**Information shown:**
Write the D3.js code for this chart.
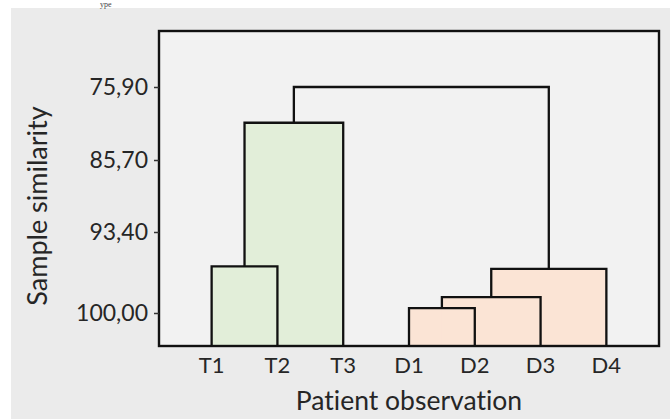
<!DOCTYPE html>
<html>
<head>
<meta charset="utf-8">
<script src="https://cdn.jsdelivr.net/npm/d3@7"></script>
<style>
  body { margin: 0; background: #fff; }
  svg text { font-family: Lato, "Open Sans", sans-serif; fill: #262626; font-variant-ligatures: none; }
</style>
</head>
<body>
<div id="chart"></div>
<script>
// leaves, in the order they sit on the x axis
const leaves = ["T1", "T2", "T3", "D1", "D2", "D3", "D4"]

// merges in order; C1..C6 are the clusters they make
const mergeA = ["T1", "C1", "D1", "C3", "C4", "C2"]
const mergeB = ["T2", "T3", "D2", "D3", "D4", "C5"]
const mergeSim = [96.2, 80.7, 99.6, 98.7, 96.4, 75.9]
const mergeGroup = ["T", "T", "D", "D", "D", "all"]

const tickValues = [75.9, 85.7, 93.4, 100]
const tickLabels = ["75,90", "85,70", "93,40", "100,00"]

const groupFill = { T: "#e2eed9", D: "#fbe4d5", all: "none" }

const width = 670, height = 419
const margin = { top: 31, left: 159 }
const innerW = 500, innerH = 315

const svg = d3.select("#chart").append("svg")
    .attr("width", width)
    .attr("height", height)

// grey panel behind the figure
svg.append("rect")
    .attr("x", 11).attr("y", 8)
    .attr("width", width - 11).attr("height", height - 8)
    .attr("fill", "#ebebeb")

// bit of text from the page above
svg.append("text")
    .attr("x", 100).attr("y", 7)
    .style("font-family", "'Liberation Serif', serif")
    .style("font-size", "8px")
    .style("fill", "#444")
    .text("ype")

const g = svg.append("g")
    .attr("transform", `translate(${margin.left},${margin.top})`)

g.append("rect")
    .attr("width", innerW).attr("height", innerH)
    .attr("fill", "#f2f2f2")

const x = d3.scalePoint().domain(leaves).range([0, innerW]).padding(0.8)

// the similarity axis is not evenly spaced in the source, so piecewise
const y = d3.scaleLinear().domain(tickValues).range([56, 129, 201, 282])

// work out where every node sits
const pos = {}
leaves.forEach(l => pos[l] = { x: x(l), y: innerH })
const nodes = mergeSim.map((s, i) => {
    const a = pos[mergeA[i]], b = pos[mergeB[i]]
    const n = { a, b, top: y(s), group: mergeGroup[i] }
    pos["C" + (i + 1)] = { x: (a.x + b.x) / 2, y: y(s) }
    return n
})

// fills first so the lines sit on top
g.selectAll(".fill")
    .data(nodes.filter(d => d.group != "all"))
    .enter()
    .append("rect")
    .attr("class", "fill")
    .attr("x", d => d.a.x)
    .attr("y", d => d.top)
    .attr("width", d => d.b.x - d.a.x)
    .attr("height", d => innerH - d.top)
    .attr("fill", d => groupFill[d.group])

g.selectAll(".link")
    .data(nodes)
    .enter()
    .append("path")
    .attr("class", "link")
    .attr("d", d => `M${d.a.x},${d.a.y}V${d.top}H${d.b.x}V${d.b.y}`)
    .attr("fill", "none")
    .attr("stroke", "#111")
    .attr("stroke-width", 2.3)

g.append("rect")
    .attr("width", innerW).attr("height", innerH)
    .attr("fill", "none")
    .attr("stroke", "#111")
    .attr("stroke-width", 2.4)

// y axis
const yAxis = g.append("g")
    .call(d3.axisLeft(y).tickValues(tickValues)
        .tickFormat((d, i) => tickLabels[i])
        .tickSize(5).tickPadding(6))
yAxis.select(".domain").remove()
yAxis.selectAll("line").attr("stroke", "#333").attr("stroke-width", 1.5)
yAxis.selectAll("text")
    .style("font-size", "23px")
    .style("font-family", "Lato, sans-serif")
    .style("fill", "#262626")

// leaf labels
g.selectAll(".leaf")
    .data(leaves)
    .enter()
    .append("text")
    .attr("class", "leaf")
    .attr("x", d => x(d))
    .attr("y", innerH + 27)
    .attr("text-anchor", "middle")
    .style("font-size", "22px")
    .text(d => d)

svg.append("text")
    .attr("x", margin.left + innerW / 2)
    .attr("y", 410)
    .attr("text-anchor", "middle")
    .style("font-size", "26.5px")
    .text("Patient observation")

svg.append("text")
    .attr("transform", "translate(47,206) rotate(-90)")
    .attr("text-anchor", "middle")
    .style("font-size", "27px")
    .text("Sample similarity")
</script>
</body>
</html>
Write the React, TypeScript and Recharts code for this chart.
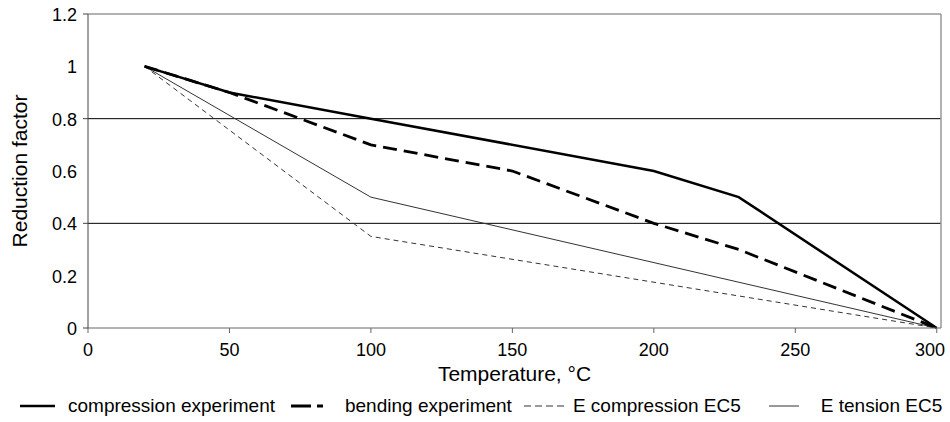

**Task:** Go through the listing above and quote it exactly, apart from its images.

**Solution to this exercise:**
Write the D3.js code for this chart.
<!DOCTYPE html>
<html>
<head>
<meta charset="utf-8">
<script src="https://cdn.jsdelivr.net/npm/d3@7"></script>
<style>
  body { margin: 0; background: #fff; }
  svg text { font-family: Lato, "Open Sans", sans-serif; fill: #262626; font-variant-ligatures: none; }
</style>
</head>
<body>
<div id="chart"></div>
<script>
// leaves, in the order they sit on the x axis
const leaves = ["T1", "T2", "T3", "D1", "D2", "D3", "D4"]

// merges in order; C1..C6 are the clusters they make
const mergeA = ["T1", "C1", "D1", "C3", "C4", "C2"]
const mergeB = ["T2", "T3", "D2", "D3", "D4", "C5"]
const mergeSim = [96.2, 80.7, 99.6, 98.7, 96.4, 75.9]
const mergeGroup = ["T", "T", "D", "D", "D", "all"]

const tickValues = [75.9, 85.7, 93.4, 100]
const tickLabels = ["75,90", "85,70", "93,40", "100,00"]

const groupFill = { T: "#e2eed9", D: "#fbe4d5", all: "none" }

const width = 670, height = 419
const margin = { top: 31, left: 159 }
const innerW = 500, innerH = 315

const svg = d3.select("#chart").append("svg")
    .attr("width", width)
    .attr("height", height)

// grey panel behind the figure
svg.append("rect")
    .attr("x", 11).attr("y", 8)
    .attr("width", width - 11).attr("height", height - 8)
    .attr("fill", "#ebebeb")

// bit of text from the page above
svg.append("text")
    .attr("x", 100).attr("y", 7)
    .style("font-family", "'Liberation Serif', serif")
    .style("font-size", "8px")
    .style("fill", "#444")
    .text("ype")

const g = svg.append("g")
    .attr("transform", `translate(${margin.left},${margin.top})`)

g.append("rect")
    .attr("width", innerW).attr("height", innerH)
    .attr("fill", "#f2f2f2")

const x = d3.scalePoint().domain(leaves).range([0, innerW]).padding(0.8)

// the similarity axis is not evenly spaced in the source, so piecewise
const y = d3.scaleLinear().domain(tickValues).range([56, 129, 201, 282])

// work out where every node sits
const pos = {}
leaves.forEach(l => pos[l] = { x: x(l), y: innerH })
const nodes = mergeSim.map((s, i) => {
    const a = pos[mergeA[i]], b = pos[mergeB[i]]
    const n = { a, b, top: y(s), group: mergeGroup[i] }
    pos["C" + (i + 1)] = { x: (a.x + b.x) / 2, y: y(s) }
    return n
})

// fills first so the lines sit on top
g.selectAll(".fill")
    .data(nodes.filter(d => d.group != "all"))
    .enter()
    .append("rect")
    .attr("class", "fill")
    .attr("x", d => d.a.x)
    .attr("y", d => d.top)
    .attr("width", d => d.b.x - d.a.x)
    .attr("height", d => innerH - d.top)
    .attr("fill", d => groupFill[d.group])

g.selectAll(".link")
    .data(nodes)
    .enter()
    .append("path")
    .attr("class", "link")
    .attr("d", d => `M${d.a.x},${d.a.y}V${d.top}H${d.b.x}V${d.b.y}`)
    .attr("fill", "none")
    .attr("stroke", "#111")
    .attr("stroke-width", 2.3)

g.append("rect")
    .attr("width", innerW).attr("height", innerH)
    .attr("fill", "none")
    .attr("stroke", "#111")
    .attr("stroke-width", 2.4)

// y axis
const yAxis = g.append("g")
    .call(d3.axisLeft(y).tickValues(tickValues)
        .tickFormat((d, i) => tickLabels[i])
        .tickSize(5).tickPadding(6))
yAxis.select(".domain").remove()
yAxis.selectAll("line").attr("stroke", "#333").attr("stroke-width", 1.5)
yAxis.selectAll("text")
    .style("font-size", "23px")
    .style("font-family", "Lato, sans-serif")
    .style("fill", "#262626")

// leaf labels
g.selectAll(".leaf")
    .data(leaves)
    .enter()
    .append("text")
    .attr("class", "leaf")
    .attr("x", d => x(d))
    .attr("y", innerH + 27)
    .attr("text-anchor", "middle")
    .style("font-size", "22px")
    .text(d => d)

svg.append("text")
    .attr("x", margin.left + innerW / 2)
    .attr("y", 410)
    .attr("text-anchor", "middle")
    .style("font-size", "26.5px")
    .text("Patient observation")

svg.append("text")
    .attr("transform", "translate(47,206) rotate(-90)")
    .attr("text-anchor", "middle")
    .style("font-size", "27px")
    .text("Sample similarity")
</script>
</body>
</html>
Write the React, TypeScript and Recharts code for this chart.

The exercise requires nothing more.